- _Materials provided_
>> Begin
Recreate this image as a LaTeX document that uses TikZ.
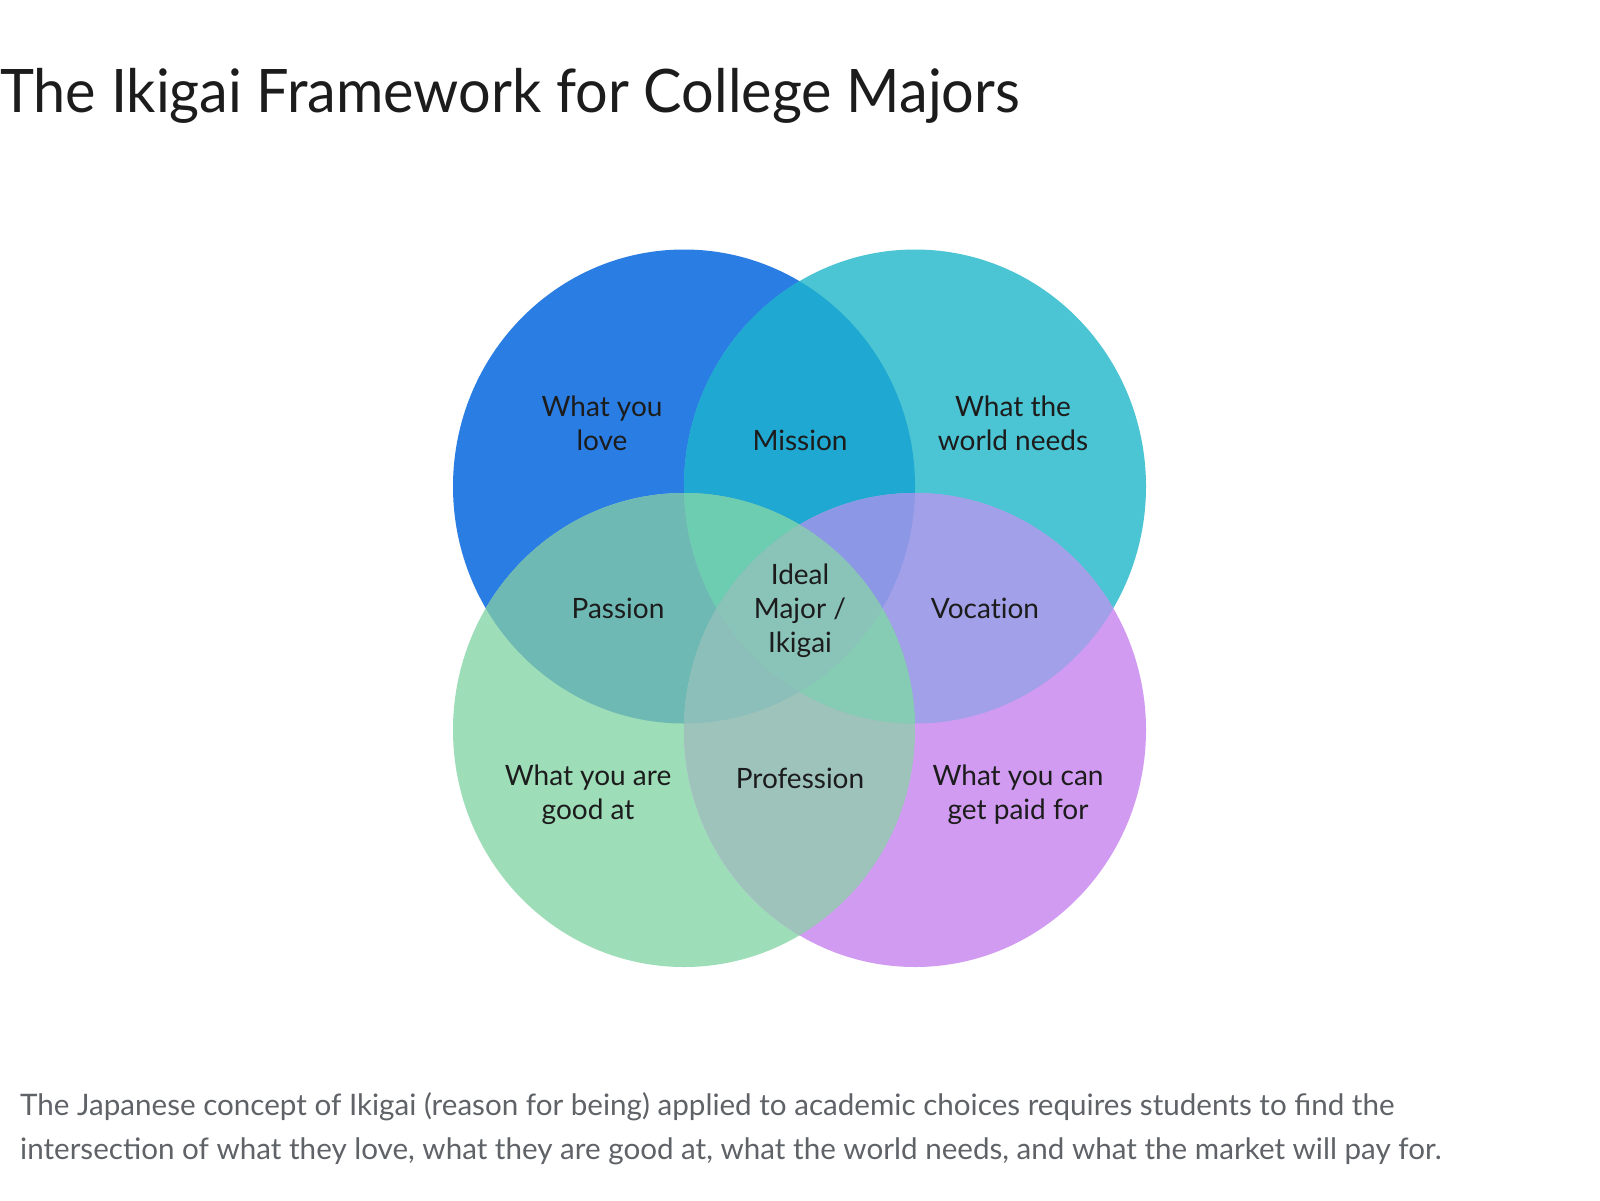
\documentclass[tikz,border=0pt]{standalone}
\usepackage{fontspec}
\setmainfont{Lato}
\newfontfamily\lblfont{Lato}[Ligatures=NoCommon]
\definecolor{cTL}{HTML}{2A7DE2}
\definecolor{cTR}{HTML}{4BC4D3}
\definecolor{cBL}{HTML}{9DDDB8}
\definecolor{cBR}{HTML}{D29BF2}
\definecolor{cMission}{HTML}{1FA8D1}
\definecolor{cPassion}{HTML}{6FB9B5}
\definecolor{cVocation}{HTML}{A1A0E8}
\definecolor{cProfession}{HTML}{9DC3BB}
\definecolor{cTLTRBL}{HTML}{6CCDB0}
\definecolor{cTLTRBR}{HTML}{8C97E6}
\definecolor{cTLBLBR}{HTML}{8CBFBA}
\definecolor{cTRBLBR}{HTML}{86CBB4}
\definecolor{cAll}{HTML}{8AC3B8}
\definecolor{txt}{HTML}{1C1C1C}
\definecolor{captxt}{HTML}{5F6368}
\begin{document}
\begin{tikzpicture}[x=1pt,y=-1pt,
  lbl/.style={align=center,text=txt,font=\lblfont\fontsize{28}{34}\selectfont,inner sep=0pt},
  titlestyle/.style={anchor=base west,inner sep=0pt,text=txt,font=\fontsize{60}{70}\selectfont,xscale=0.96,transform shape},
  capstyle/.style={anchor=base west,inner sep=0pt,text=captxt,font=\fontsize{29.6}{44}\selectfont}]
\useasboundingbox[fill=white] (0,0) rectangle (1600,1200);
\def\rx{231}\def\ry{237}
\coordinate (TL) at (684,486.5);
\coordinate (TR) at (915,486.5);
\coordinate (BL) at (684,730);
\coordinate (BR) at (915,730);
\newcommand\myell[1]{(#1) ellipse [x radius=\rx, y radius=\ry]}
% single circles
\fill[cTL] \myell{TL};
\fill[cTR] \myell{TR};
\fill[cBL] \myell{BL};
\fill[cBR] \myell{BR};
% pairs
\begin{scope}\clip \myell{TL}; \fill[cMission] \myell{TR}; \fill[cPassion] \myell{BL}; \fill[cAll] \myell{BR}; \end{scope}
\begin{scope}\clip \myell{BR}; \fill[cVocation] \myell{TR}; \fill[cProfession] \myell{BL}; \end{scope}
\begin{scope}\clip \myell{TR}; \fill[cAll] \myell{BL}; \end{scope}
% triples
\begin{scope}\clip \myell{TL}; \clip \myell{TR}; \fill[cTLTRBL] \myell{BL}; \fill[cTLTRBR] \myell{BR}; \end{scope}
\begin{scope}\clip \myell{BL}; \clip \myell{BR}; \fill[cTLBLBR] \myell{TL}; \fill[cTRBLBR] \myell{TR}; \end{scope}
% all four
\begin{scope}\clip \myell{TL}; \clip \myell{TR}; \clip \myell{BL}; \fill[cAll] \myell{BR}; \end{scope}
% labels
\node[lbl] (love) at (602,423) {What you\\love};
\node[lbl] (mission) at (800,440) {Mission};
\node[lbl] (needs) at (1013,423) {What the\\world needs};
\node[lbl] (passion) at (618,608) {Passion};
\node[lbl] (ideal) at (800,611) {Ideal\\Major /\\Ikigai};
\node[lbl] (vocation) at (985,608) {Vocation};
\node[lbl] (good) at (588,795) {What you are\\good at};
\node[lbl] (profession) at (800,778) {Profession};
\node[lbl] (paid) at (1018,795) {What you can\\get paid for};
% title and caption
\node[titlestyle] (title) at (0,112) {The Ikigai Framework for College Majors};
\node[capstyle] (cap1) at (20,1115) {The Japanese concept of Ikigai (reason for being) applied to academic choices requires students to find the};
\node[capstyle] (cap2) at (20,1159) {intersection of what they love, what they are good at, what the world needs, and what the market will pay for.};
\end{tikzpicture}
\end{document}
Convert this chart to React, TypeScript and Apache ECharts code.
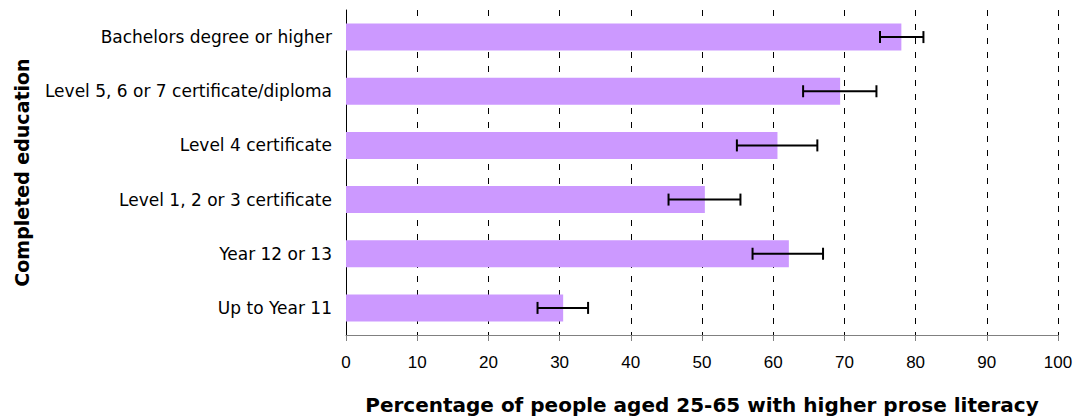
import React, { useEffect, useRef } from "react";
import * as echarts from "echarts";

const categories = [
  "Bachelors degree or higher",
  "Level 5, 6 or 7 certificate/diploma",
  "Level 4 certificate",
  "Level 1, 2 or 3 certificate",
  "Year 12 or 13",
  "Up to Year 11",
];
const values = [78.0, 69.4, 60.6, 50.4, 62.2, 30.5];
const errLow = [75.0, 64.2, 54.9, 45.3, 57.1, 26.9];
const errHigh = [81.1, 74.5, 66.2, 55.4, 67.0, 34.0];
const xTicks = [0, 10, 20, 30, 40, 50, 60, 70, 80, 90, 100];

const FONT = "'Liberation Sans', Arial, sans-serif";
const WIDE = "'DejaVu Sans', 'Liberation Sans', sans-serif";

export default function App() {
  const ref = useRef<HTMLDivElement>(null);
  useEffect(() => {
    if (!ref.current) return;
    const chart = echarts.init(ref.current, undefined, { renderer: "svg" });
    const errData = categories.map((_, i) => [errLow[i], errHigh[i], i]);
    chart.setOption({
      animation: false,
      grid: { left: 346, right: 22, top: 10, bottom: 82, containLabel: false },
      xAxis: {
        type: "value",
        min: xTicks[0],
        max: xTicks[xTicks.length - 1],
        interval: 10,
        name: "Percentage of people aged 25-65 with higher prose literacy",
        nameLocation: "middle",
        nameGap: 60,
        nameTextStyle: { fontFamily: WIDE, fontWeight: "bold", fontSize: 20, color: "#000" },
        axisLine: { show: true, lineStyle: { color: "#808080", width: 1 } },
        axisTick: { show: true, length: 6, lineStyle: { color: "#808080" } },
        axisLabel: { fontFamily: FONT, fontSize: 17, color: "#000", margin: 19 },
        splitLine: {
          show: true,
          lineStyle: { color: "#000", width: 1, type: [6, 8] },
        },
      },
      yAxis: {
        type: "category",
        data: categories,
        inverse: true,
        name: "Completed education",
        nameLocation: "middle",
        nameGap: 315,
        nameRotate: 90,
        nameTextStyle: { fontFamily: WIDE, fontWeight: "bold", fontSize: 19, color: "#000" },
        axisLine: { show: true, lineStyle: { color: "#000", width: 1 } },
        axisTick: { show: false },
        axisLabel: { fontFamily: WIDE, fontSize: 17, color: "#000", margin: 14 },
      },
      series: [
        {
          type: "bar",
          data: values,
          barWidth: 27,
          itemStyle: { color: "#CC99FF" },
          z: 2,
        },
        {
          type: "custom",
          data: errData,
          z: 3,
          renderItem: (params: any, api: any) => {
            const idx = api.value(2);
            const p1 = api.coord([api.value(0), idx]);
            const p2 = api.coord([api.value(1), idx]);
            const h = 6;
            const style = { stroke: "#000", lineWidth: 2 };
            return {
              type: "group",
              children: [
                { type: "line", shape: { x1: p1[0], y1: p1[1], x2: p2[0], y2: p2[1] }, style },
                { type: "line", shape: { x1: p1[0], y1: p1[1] - h, x2: p1[0], y2: p1[1] + h }, style },
                { type: "line", shape: { x1: p2[0], y1: p2[1] - h, x2: p2[0], y2: p2[1] + h }, style },
              ],
            };
          },
        },
      ],
    });
    return () => chart.dispose();
  }, []);
  return <div ref={ref} style={{ width: 1080, height: 420, position: "absolute", left: 0, top: 0 }} />;
}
>> End
- _Objective_
Omit any images, then output the listing exactly.

- _Correct output_
Recreate this image as a LaTeX document that uses TikZ.
\documentclass[tikz,border=0pt]{standalone}
\usepackage{fontspec}
\setmainfont{Lato}
\newfontfamily\lblfont{Lato}[Ligatures=NoCommon]
\definecolor{cTL}{HTML}{2A7DE2}
\definecolor{cTR}{HTML}{4BC4D3}
\definecolor{cBL}{HTML}{9DDDB8}
\definecolor{cBR}{HTML}{D29BF2}
\definecolor{cMission}{HTML}{1FA8D1}
\definecolor{cPassion}{HTML}{6FB9B5}
\definecolor{cVocation}{HTML}{A1A0E8}
\definecolor{cProfession}{HTML}{9DC3BB}
\definecolor{cTLTRBL}{HTML}{6CCDB0}
\definecolor{cTLTRBR}{HTML}{8C97E6}
\definecolor{cTLBLBR}{HTML}{8CBFBA}
\definecolor{cTRBLBR}{HTML}{86CBB4}
\definecolor{cAll}{HTML}{8AC3B8}
\definecolor{txt}{HTML}{1C1C1C}
\definecolor{captxt}{HTML}{5F6368}
\begin{document}
\begin{tikzpicture}[x=1pt,y=-1pt,
  lbl/.style={align=center,text=txt,font=\lblfont\fontsize{28}{34}\selectfont,inner sep=0pt},
  titlestyle/.style={anchor=base west,inner sep=0pt,text=txt,font=\fontsize{60}{70}\selectfont,xscale=0.96,transform shape},
  capstyle/.style={anchor=base west,inner sep=0pt,text=captxt,font=\fontsize{29.6}{44}\selectfont}]
\useasboundingbox[fill=white] (0,0) rectangle (1600,1200);
\def\rx{231}\def\ry{237}
\coordinate (TL) at (684,486.5);
\coordinate (TR) at (915,486.5);
\coordinate (BL) at (684,730);
\coordinate (BR) at (915,730);
\newcommand\myell[1]{(#1) ellipse [x radius=\rx, y radius=\ry]}
% single circles
\fill[cTL] \myell{TL};
\fill[cTR] \myell{TR};
\fill[cBL] \myell{BL};
\fill[cBR] \myell{BR};
% pairs
\begin{scope}\clip \myell{TL}; \fill[cMission] \myell{TR}; \fill[cPassion] \myell{BL}; \fill[cAll] \myell{BR}; \end{scope}
\begin{scope}\clip \myell{BR}; \fill[cVocation] \myell{TR}; \fill[cProfession] \myell{BL}; \end{scope}
\begin{scope}\clip \myell{TR}; \fill[cAll] \myell{BL}; \end{scope}
% triples
\begin{scope}\clip \myell{TL}; \clip \myell{TR}; \fill[cTLTRBL] \myell{BL}; \fill[cTLTRBR] \myell{BR}; \end{scope}
\begin{scope}\clip \myell{BL}; \clip \myell{BR}; \fill[cTLBLBR] \myell{TL}; \fill[cTRBLBR] \myell{TR}; \end{scope}
% all four
\begin{scope}\clip \myell{TL}; \clip \myell{TR}; \clip \myell{BL}; \fill[cAll] \myell{BR}; \end{scope}
% labels
\node[lbl] (love) at (602,423) {What you\\love};
\node[lbl] (mission) at (800,440) {Mission};
\node[lbl] (needs) at (1013,423) {What the\\world needs};
\node[lbl] (passion) at (618,608) {Passion};
\node[lbl] (ideal) at (800,611) {Ideal\\Major /\\Ikigai};
\node[lbl] (vocation) at (985,608) {Vocation};
\node[lbl] (good) at (588,795) {What you are\\good at};
\node[lbl] (profession) at (800,778) {Profession};
\node[lbl] (paid) at (1018,795) {What you can\\get paid for};
% title and caption
\node[titlestyle] (title) at (0,112) {The Ikigai Framework for College Majors};
\node[capstyle] (cap1) at (20,1115) {The Japanese concept of Ikigai (reason for being) applied to academic choices requires students to find the};
\node[capstyle] (cap2) at (20,1159) {intersection of what they love, what they are good at, what the world needs, and what the market will pay for.};
\end{tikzpicture}
\end{document}
Convert this chart to React, TypeScript and Apache ECharts code.
import React, { useEffect, useRef } from "react";
import * as echarts from "echarts";

const categories = [
  "Bachelors degree or higher",
  "Level 5, 6 or 7 certificate/diploma",
  "Level 4 certificate",
  "Level 1, 2 or 3 certificate",
  "Year 12 or 13",
  "Up to Year 11",
];
const values = [78.0, 69.4, 60.6, 50.4, 62.2, 30.5];
const errLow = [75.0, 64.2, 54.9, 45.3, 57.1, 26.9];
const errHigh = [81.1, 74.5, 66.2, 55.4, 67.0, 34.0];
const xTicks = [0, 10, 20, 30, 40, 50, 60, 70, 80, 90, 100];

const FONT = "'Liberation Sans', Arial, sans-serif";
const WIDE = "'DejaVu Sans', 'Liberation Sans', sans-serif";

export default function App() {
  const ref = useRef<HTMLDivElement>(null);
  useEffect(() => {
    if (!ref.current) return;
    const chart = echarts.init(ref.current, undefined, { renderer: "svg" });
    const errData = categories.map((_, i) => [errLow[i], errHigh[i], i]);
    chart.setOption({
      animation: false,
      grid: { left: 346, right: 22, top: 10, bottom: 82, containLabel: false },
      xAxis: {
        type: "value",
        min: xTicks[0],
        max: xTicks[xTicks.length - 1],
        interval: 10,
        name: "Percentage of people aged 25-65 with higher prose literacy",
        nameLocation: "middle",
        nameGap: 60,
        nameTextStyle: { fontFamily: WIDE, fontWeight: "bold", fontSize: 20, color: "#000" },
        axisLine: { show: true, lineStyle: { color: "#808080", width: 1 } },
        axisTick: { show: true, length: 6, lineStyle: { color: "#808080" } },
        axisLabel: { fontFamily: FONT, fontSize: 17, color: "#000", margin: 19 },
        splitLine: {
          show: true,
          lineStyle: { color: "#000", width: 1, type: [6, 8] },
        },
      },
      yAxis: {
        type: "category",
        data: categories,
        inverse: true,
        name: "Completed education",
        nameLocation: "middle",
        nameGap: 315,
        nameRotate: 90,
        nameTextStyle: { fontFamily: WIDE, fontWeight: "bold", fontSize: 19, color: "#000" },
        axisLine: { show: true, lineStyle: { color: "#000", width: 1 } },
        axisTick: { show: false },
        axisLabel: { fontFamily: WIDE, fontSize: 17, color: "#000", margin: 14 },
      },
      series: [
        {
          type: "bar",
          data: values,
          barWidth: 27,
          itemStyle: { color: "#CC99FF" },
          z: 2,
        },
        {
          type: "custom",
          data: errData,
          z: 3,
          renderItem: (params: any, api: any) => {
            const idx = api.value(2);
            const p1 = api.coord([api.value(0), idx]);
            const p2 = api.coord([api.value(1), idx]);
            const h = 6;
            const style = { stroke: "#000", lineWidth: 2 };
            return {
              type: "group",
              children: [
                { type: "line", shape: { x1: p1[0], y1: p1[1], x2: p2[0], y2: p2[1] }, style },
                { type: "line", shape: { x1: p1[0], y1: p1[1] - h, x2: p1[0], y2: p1[1] + h }, style },
                { type: "line", shape: { x1: p2[0], y1: p2[1] - h, x2: p2[0], y2: p2[1] + h }, style },
              ],
            };
          },
        },
      ],
    });
    return () => chart.dispose();
  }, []);
  return <div ref={ref} style={{ width: 1080, height: 420, position: "absolute", left: 0, top: 0 }} />;
}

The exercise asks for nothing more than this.